[Set problem]: Extract all lines from the data beneath that include the word "chart".

[Collected data]:
** START **

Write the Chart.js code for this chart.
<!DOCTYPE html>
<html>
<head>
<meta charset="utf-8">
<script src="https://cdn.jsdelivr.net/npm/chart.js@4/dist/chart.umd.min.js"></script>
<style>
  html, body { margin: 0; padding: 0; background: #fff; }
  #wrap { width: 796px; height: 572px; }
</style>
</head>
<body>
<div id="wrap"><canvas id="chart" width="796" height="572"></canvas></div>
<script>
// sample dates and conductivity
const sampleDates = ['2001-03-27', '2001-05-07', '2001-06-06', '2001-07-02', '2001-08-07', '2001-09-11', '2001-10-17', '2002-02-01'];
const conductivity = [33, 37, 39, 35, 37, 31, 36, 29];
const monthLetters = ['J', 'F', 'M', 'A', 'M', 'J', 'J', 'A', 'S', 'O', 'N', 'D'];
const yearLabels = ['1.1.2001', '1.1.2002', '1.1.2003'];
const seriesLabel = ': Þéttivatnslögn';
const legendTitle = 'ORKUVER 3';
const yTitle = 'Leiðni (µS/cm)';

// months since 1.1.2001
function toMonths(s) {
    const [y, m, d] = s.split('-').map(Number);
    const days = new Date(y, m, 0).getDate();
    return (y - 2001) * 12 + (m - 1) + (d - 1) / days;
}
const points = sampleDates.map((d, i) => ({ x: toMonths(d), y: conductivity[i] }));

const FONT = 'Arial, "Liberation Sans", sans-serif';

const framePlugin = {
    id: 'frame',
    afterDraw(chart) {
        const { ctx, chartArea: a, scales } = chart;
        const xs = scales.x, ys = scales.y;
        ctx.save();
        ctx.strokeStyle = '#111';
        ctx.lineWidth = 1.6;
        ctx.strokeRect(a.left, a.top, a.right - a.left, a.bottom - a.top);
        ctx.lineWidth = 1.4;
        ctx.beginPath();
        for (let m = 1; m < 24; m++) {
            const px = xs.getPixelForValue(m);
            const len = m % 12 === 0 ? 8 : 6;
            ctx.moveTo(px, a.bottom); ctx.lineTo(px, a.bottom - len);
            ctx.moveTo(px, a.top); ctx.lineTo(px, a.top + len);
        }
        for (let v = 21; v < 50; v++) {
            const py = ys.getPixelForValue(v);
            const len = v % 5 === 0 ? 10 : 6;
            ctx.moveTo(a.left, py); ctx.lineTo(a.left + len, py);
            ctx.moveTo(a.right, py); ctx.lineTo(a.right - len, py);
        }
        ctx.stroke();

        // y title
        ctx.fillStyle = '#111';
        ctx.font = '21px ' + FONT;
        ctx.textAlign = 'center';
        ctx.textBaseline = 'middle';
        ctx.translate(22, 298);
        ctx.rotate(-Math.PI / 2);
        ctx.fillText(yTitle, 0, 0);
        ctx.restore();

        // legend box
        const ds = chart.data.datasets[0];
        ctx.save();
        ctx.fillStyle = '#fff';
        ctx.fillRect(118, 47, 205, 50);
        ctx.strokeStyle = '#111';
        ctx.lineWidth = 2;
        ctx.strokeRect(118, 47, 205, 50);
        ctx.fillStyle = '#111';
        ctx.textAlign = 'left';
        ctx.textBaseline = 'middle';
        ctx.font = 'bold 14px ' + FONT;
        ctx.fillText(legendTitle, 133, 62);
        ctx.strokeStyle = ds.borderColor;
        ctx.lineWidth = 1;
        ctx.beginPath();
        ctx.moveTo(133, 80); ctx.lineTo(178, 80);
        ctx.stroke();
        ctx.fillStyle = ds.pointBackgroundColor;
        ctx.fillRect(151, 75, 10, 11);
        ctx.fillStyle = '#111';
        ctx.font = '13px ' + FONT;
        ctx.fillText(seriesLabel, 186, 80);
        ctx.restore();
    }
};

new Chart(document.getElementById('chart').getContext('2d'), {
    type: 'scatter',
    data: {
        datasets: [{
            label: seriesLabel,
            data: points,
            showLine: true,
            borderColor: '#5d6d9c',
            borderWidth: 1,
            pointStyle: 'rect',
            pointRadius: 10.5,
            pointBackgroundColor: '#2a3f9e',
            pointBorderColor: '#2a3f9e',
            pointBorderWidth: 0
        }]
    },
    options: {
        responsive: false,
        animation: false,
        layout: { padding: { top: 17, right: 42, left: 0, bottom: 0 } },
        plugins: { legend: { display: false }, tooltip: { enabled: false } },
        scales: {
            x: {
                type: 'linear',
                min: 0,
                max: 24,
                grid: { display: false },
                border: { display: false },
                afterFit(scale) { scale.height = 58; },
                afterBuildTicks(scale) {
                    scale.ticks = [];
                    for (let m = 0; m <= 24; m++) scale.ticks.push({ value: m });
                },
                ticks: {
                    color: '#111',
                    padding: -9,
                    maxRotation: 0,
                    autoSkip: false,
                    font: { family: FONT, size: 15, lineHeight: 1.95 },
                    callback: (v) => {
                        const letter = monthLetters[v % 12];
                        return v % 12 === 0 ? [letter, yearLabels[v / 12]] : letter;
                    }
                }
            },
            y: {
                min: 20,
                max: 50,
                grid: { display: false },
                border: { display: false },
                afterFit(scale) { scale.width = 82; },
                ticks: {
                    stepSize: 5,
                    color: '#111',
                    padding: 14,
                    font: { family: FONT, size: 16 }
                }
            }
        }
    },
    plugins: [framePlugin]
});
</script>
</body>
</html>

** END **

[Reply]:
Write the Chart.js code for this chart.
<script src="https://cdn.jsdelivr.net/npm/chart.js@4/dist/chart.umd.min.js"></script>
<div id="wrap"><canvas id="chart" width="796" height="572"></canvas></div>
    afterDraw(chart) {
        const { ctx, chartArea: a, scales } = chart;
        const ds = chart.data.datasets[0];
new Chart(document.getElementById('chart').getContext('2d'), {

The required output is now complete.